Handout 4:  Moral Scepticism and Railton’s “Stark, Raving” Moral Realism

 

 

 

The Explanatory Problem [EP]:  For us to have reason to believe anything exists independently of us, we must be able to be in causal contact with it.  This means that it must be able to figure in causal explanations of our perceptions, beliefs, or actions.  If we are to believe that anything plays this role, then the best explanation of some sensation, belief, or action must be that it was caused by that thing.  But in the case of morality, all of our “perceptions,” beliefs, and actions are better explained as being caused by our psychologies and social backgrounds rather than by any moral facts.

 


 

 

Railton’s Moral Realism

 

Railton’s paper is usefully read as a response to the EP.  Like Boyd, he denies that moral facts are intrinsically action-guiding.  Also, like Boyd he identifies moral facts with natural facts.  In a move similar to Boyd’s he identifies them with facts about our objective interests.  He claims that these facts can causal explain both individual and collective action.  More on this below:

 

 

Railton buys the instrumental theory of reasons.  On this view, we only have a reason to do something if it will achieve one of our goals.  Since we may not have the goal of acting in a way that is morally justified, we may not have any reason to act this way.

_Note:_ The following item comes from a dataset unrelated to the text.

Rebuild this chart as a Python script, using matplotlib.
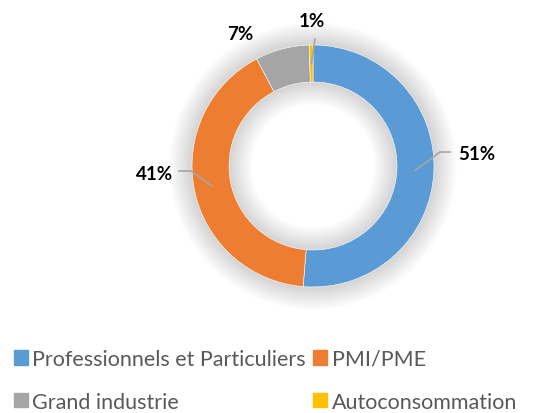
import numpy as np
import matplotlib.pyplot as plt
from matplotlib.patches import Wedge

categories = ['Professionnels et Particuliers', 'PMI/PME', 'Grand industrie', 'Autoconsommation']
shares = [51.3, 41.0, 7.2, 0.5]
labels = ['51%', '41%', '7%', '1%']
colors = ['#5B9BD5', '#ED7D31', '#A5A5A5', '#FFC000']

W, H = 537, 414
cx, cy = 313, H - 167
r_out, ring = 121, 37

plt.rcParams['font.family'] = ['Lato', 'DejaVu Sans']

fig = plt.figure(figsize=(W / 100, H / 100), dpi=100)
ax = fig.add_axes([0, 0, 1, 1])

# soft glow around the ring, outside and into the hole
for k in range(14):
    d = 2 + k * 1.6
    ax.add_patch(Wedge((cx, cy), r_out + d, 0, 360, width=ring + 2 * d,
                       facecolor='black', edgecolor='none', alpha=0.010, zorder=1))

wedges, _ = ax.pie(shares, colors=colors, startangle=90, counterclock=False,
                   center=(cx, cy), radius=r_out, frame=True,
                   wedgeprops=dict(width=ring, edgecolor='white', linewidth=0.4))
for w in wedges:
    w.set_zorder(3)
ax.set_xlim(0, W)
ax.set_ylim(0, H)
ax.set_aspect('equal')
ax.axis('off')

# labels with leader lines
r_mid = r_out - ring / 2
lab_style = dict(fontsize=13.5, fontweight='bold', color='black', zorder=5)
elbows = {
    0: [(440, 153), (450, 153)],
    1: [(191, 172), (179, 172)],
    3: [(315, 40)],
}
text_pos = {0: (458, 155, 'left'), 1: (173, 174, 'right'),
            2: (240, 34, 'center'), 3: (312, 21, 'center')}
for i, w in enumerate(wedges):
    ang = np.deg2rad((w.theta1 + w.theta2) / 2)
    px, py = cx + r_mid * np.cos(ang), cy + r_mid * np.sin(ang)
    if i in elbows:
        xs = [px] + [e[0] for e in elbows[i]]
        ys = [py] + [H - e[1] for e in elbows[i]]
        ax.plot(xs, ys, color='#A6A6A6', lw=1.2, zorder=4)
    tx, ty, ha = text_pos[i]
    ax.text(tx, H - ty, labels[i], ha=ha, va='center', **lab_style)

handles = [plt.Rectangle((0, 0), 1, 1, color=c) for c in colors]
order = [0, 2, 1, 3]
fig.legend([handles[i] for i in order], [categories[i] for i in order],
           ncol=2, loc='upper left', bbox_to_anchor=(14 / W, 1 - 350 / H),
           frameon=False, fontsize=15.5, labelcolor='#595959',
           handlelength=0.65, handleheight=0.65, handletextpad=0.2,
           columnspacing=0.35, labelspacing=1.05, borderaxespad=0, borderpad=0)

fig.savefig('out.png', dpi=100)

This is why our moral beliefs are not intrinsically action-guiding. 

 

 

 

Non-Moral Goodness and Moral Norms:

 

 

Non-Moral Goodness/Value: 

 

Relational Properties:  Consider sweetness.  The fact that a candy tastes sweet to me is explained by the fact that there are qualities in the candy that cause certain experiences in me given my sensory system.  As such, sweetness is a relational property.  Sweetness is a matter of the relationship between objects and my senses.  If we focus only on the properties of the object that cause my reactions, and on those properties of mine that allow me to be affected by it, these together constitute the reduction basis of sweetness.  Many think that relational properties are not metaphysically basic.  Instead, the basic properties in the world are properties of particular things and properties “produced” by the interaction of those particulars.  Thus, if we want to reduce a relational property to non-relational properties, we do it by determining its reduction base. 

 

Subjective Interest:  What an agent A happens to want.  This is a relational property, in that it involves a relation between objects and the wants its causes. 

 

Objectified Subjective Interest:  Define A+ as A if she had full rationality and information.  A’s objectified subjective interest is what A+ would want A to want in A’s circumstances.  In other words, it is what Ideal-A would desire that the present, Non-Ideal A desire.  (It is not what Ideal-A would desire for Ideal-A, since this might not be very good for poor, Non-Ideal A.)  This is also a relational property, in that it consists in a relationship between objects and the fact that A+ would want that A want them. 

 

Objective Interest:  This is the reduction base of objectified subjective interests.  This is the want Ideal-Me would want me to have, as well as those things that Ideal-Me would want me to want. 

 

(NMG)  X is non-morally good for A iff X would satisfy an objective interest of A’s

 

The Role of Objective Interests/Goodness in the Explanation of Action:  As we learn more about our environment and ourselves, and as we increase in reflective power, our wants more and more closely approximate our objective interests.  Since our objective interests are what is good for us, this means that our wants more and more closely approximate what is good for us.  This is what Railton calls the want/interest mechanism.  If this mechanism exists, and NMG is true, then facts about goodness can explain what we come to want and, ultimately, to do.  This is the beginning of a reply to the EP. 

 

 

 

Moral Norms: Ought statements justified from the point of view of everyone.  This point of view is impartial, in the sense that it takes equally the objective interests of all.  If our interactions are consistent with these norms, then our society is rational.  Otherwise, it is irrational

 

The Role of Moral Norms in the Explanation of Action:  The further a society departs from the ideal where each person’s interests are treated equally, the more likely it is that those whose interests are being sacrificed will dissent and rebel.  This will put pressure on the society to reach some sort of equilibrium where interests are treated more equally than before.  But the process is likely to repeat itself until the society is as it ought to be, and so is socially rational.  Railton believes that this mechanism explains the moral progress of societies.  Thus, the fact that a society is not as it ought to be causes it to become more like it should be.  Here we here the rest of the reply to EP.  Moral facts do causal explanatory work.